Cordilleran Section (104th Annual) and Rocky Mountain Section (60th Annual) Joint Meeting (19–21 March 2008)

Paper No. 3
Presentation Time: 8:40 AM

SILVER CREEK CALDERA, PROBABLE SOURCE OF THE MIOCENE PEACH SPRING TUFF, OATMAN MINING DISTRICT, ARIZONA


FERGUSON, Charles A., Arizona Geological Survey, 416 West Congress, Suite 100, Tucson, AZ 85701, caf@email.arizona.edu

The eastern half of a major silicic caldera is preserved at the western foot of the north-trending Black Mountains ~10km northwest of Oatman, Arizona. The western half is either faulted away and/or buried by Colorado River valley fill. The caldera is filled with feldspar phenocryst-rich ash-flow tuff that has no known cooling unit divisions, preserved top, or confirmed base. Lithic swarms of mesobreccia, and megabreccia blocks up to several hundred meters abound.
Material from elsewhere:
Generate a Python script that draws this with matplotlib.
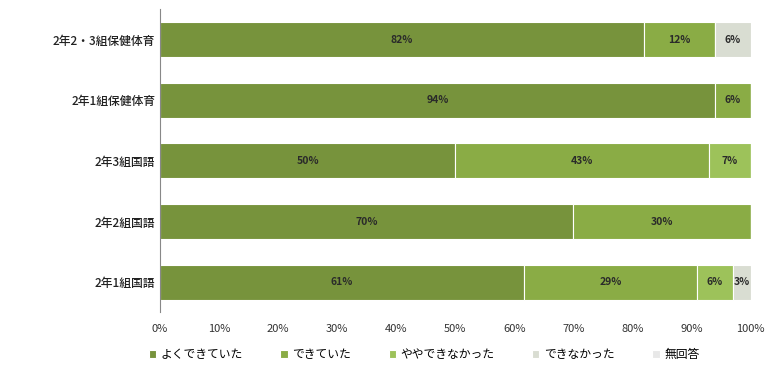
import numpy as np
from matplotlib import pyplot as plt

plt.rcParams['font.family'] = ['Noto Sans CJK JP', 'DejaVu Sans']

classes = ['2年2・3組保健体育', '2年1組保健体育', '2年3組国語', '2年2組国語', '2年1組国語']
categories = ['よくできていた', 'できていた', 'ややできなかった', 'できなかった', '無回答']
yoku = [82, 94, 50, 70, 61]
dekiteita = [12, 6, 43, 30, 29]
yaya = [0, 0, 7, 0, 6]
dekinakatta = [6, 0, 0, 0, 3]
mukaitou = [0, 0, 0, 0, 0]
ticks = [0, 10, 20, 30, 40, 50, 60, 70, 80, 90, 100]

series = [yoku, dekiteita, yaya, dekinakatta, mukaitou]
colors = ['#77933c', '#8aac45', '#9dc25a', '#d9ddd2', '#e8e8e8']

# 100% stacked: each row scaled to its own total
totals = np.sum(np.array(series, dtype=float), axis=0)

fig = plt.figure(figsize=(7.71, 3.72), dpi=100)
ax = fig.add_axes([0.2075, 0.16, 0.766, 0.815])

y = np.arange(len(classes))
left = np.zeros(len(classes))
for vals, col, name in zip(series, colors, categories):
	vals = np.array(vals, dtype=float)
	widths = vals / totals * 100
	ax.barh(y, widths, left=left, height=0.58, color=col, edgecolor='white', linewidth=0.8, label=name)
	for yi, (l, w, v) in enumerate(zip(left, widths, vals)):
		if v > 0:
			ax.text(l + w / 2, yi, str(int(v)) + '%', ha='center', va='center', fontsize=7.5,
				color='#2a2a2a', fontweight='bold')
	left = left + widths

ax.set_xlim(0, 100)
ax.set_ylim(len(classes) - 0.5, -0.5)
ax.set_yticks(y)
ax.set_yticklabels(classes, fontsize=8.5, color='#222222', fontweight='medium')
ax.set_xticks(ticks)
ax.set_xticklabels([str(t) + '%' for t in ticks], fontsize=8, color='#333333')
ax.tick_params(axis='both', length=0)
ax.tick_params(axis='x', pad=8)
for s in ['top', 'right', 'bottom']:
	ax.spines[s].set_visible(False)
ax.spines['left'].set_color('#888888')

fig.legend(loc='lower center', bbox_to_anchor=(0.55, 0.0), ncol=5, frameon=False, fontsize=8.5,
	handlelength=0.6, handleheight=0.6, columnspacing=3.2, handletextpad=0.4)
fig.savefig('out.png', dpi=100)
Some are so large and apparently so coherent that they were previously interpreted as part of a coherent stratigraphic sequence. Overturned beds in the largest block, a complex mass of dacitic lava, breccia, and coarse-grained volcaniclastic turbidite, strongly implicate it as a megaclast. Breccia clasts within the caldera of Proterozoic granite, coarse-grained turbidite, and dacitic lava correlate with the three main regional units that were exposed in the west-facing caldera wall.

No moat-fill or caldera rim features are preserved. Instead, the caldera margin is intruded by epizonal plutonic rocks dated at 18.5 + 0.5Ma (U-Pb zircon, DeWitt et al., 1986: USGS Bull 1857). The nearest exposures of outflow sheet are ~10km to the north, east, and south of the caldera. In each of these areas, the sheet overlies rocks that correlate with the same volcanic sequence that is found in the caldera wall.

Correlation of the caldera fill with the Peach Spring Tuff outflow sheet is based on nearly identical phenocryst assemblages and ratios. The intracaldera tuff contains 20-35% feldspar phenocrysts with the sanidine plagioclase ratio ranging between 5:1 to 3:1, 1-2% biotite, <1% quartz, and traces of hornblende, clinopyroxene, sphene, zircon, and apatite. A positive correlation is also indicated by lithic blocks within the caldera which match only units that are known to underlie the outflow sheet. Clasts of younger units are conspicuously absent. The synchronous age of the caldera margin plutonic suite with the reported age of 18.5 + 0.02Ma (40Ar/39Ar sanidine and biotite, Nielson et al., 1990: JGR, v. 95) for the outflow sheet also provides a strong correlation.